« Tigre », « Tombeur de ministères », « Père la victoire », l’homme d’État Clemenceau (1841-1929) vouait aussi une passion, peu connue, à l’Asie.

Du journaliste et de l’homme d’État anticlérical, républicain, farouchement dreyfusard, classé un temps très à gauche, ministre de l’Intérieur (des « brigades du Tigre » mais aussi casseur de grèves), chef de gouvernement, vainqueur de 1918, on connaît peu la passion pour l’Asie, pourtant entretenue tout au long de sa vie.

Comment lire cet attrait ?

En écoutant son discours fondateur et parfaitement dissonant avec celui de l’époque, le 28 juillet 1885, s’opposant aux thèses racialistes de Jules Ferry à la Chambre des députés : « Race inférieure les Hindous ! Avec cette grande civilisation raffinée qui se perd dans la nuit des temps ! Avec cette grande religion bouddhiste qui a quitté l’Inde pour la Chine, avec cette grande efflorescence d’art dont nous voyons encore aujourd’hui les magnifiques vestiges ! Race inférieure, les Chinois ! Avec cette civilisation dont les origines sont inconnues et qui paraît avoir été poussée tout d’abord jusqu’à ses extrêmes limites ! Inférieur Confucius ! ». Anticolonial il l’est aussi, dirait-on aujourd’hui, par anticapitalisme : contre la captation des ressources par quelques-uns.
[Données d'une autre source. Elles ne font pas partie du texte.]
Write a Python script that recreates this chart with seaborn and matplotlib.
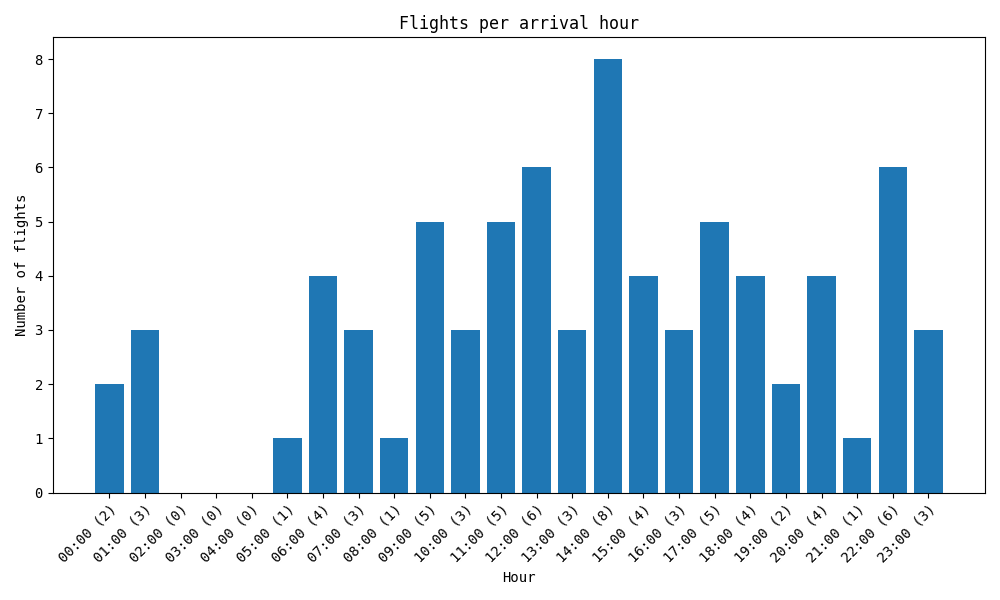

Ministre et président du conseil, il finira cependant par prendre acte du fait colonial, tout en ayant une vraie politique asiatique.

Une défense de l’Asie, certes, mais aussi une philosophie. « Que voulez-vous, je suis bouddhiste ! » répond le « bonze Clemenceau » à des journalistes à la sortie d’une cérémonie bouddhique japonaise organisée au musée Guimet le 21 février 1891. Étrange révélation pour un athée notoire, mais attiré par la prédication de paix, et la compassion bouddhique pour chaque être vivant, qui se retrouve d’ailleurs dans son goût artistique pour les animaux fantastiques.

Une esthétique, ensuite : grand amateur d’art asiatique, d’estampes japonaises – il s’inscrit pleinement dans le japonisme de l’époque, de bouddhas du Gandhara, de laques, masques et céramiques. Il fut contraint pour des raisons financières à la suite du scandale de Panama de vendre son importante collection en 1893. En 1894, il intervient pour faciliter le legs de la collection d’objets d’art chinois et japonais de Clémence d’Ennery, qui aboutit au musée de l’avenue Foch.

Une expérience, enfin, lorsqu’en 1920, retiré de toute vie politique, il entreprend, comme Émile Guimet, comme Cernuschi, le voyage d’Asie, traversant toute l’Inde, Ceylan, l’Indonésie, Singapour, la Malaisie, la Birmanie : un voyage d’approfondissement qui nourrira la réflexion de son testament intellectuel Au soir de la pensée.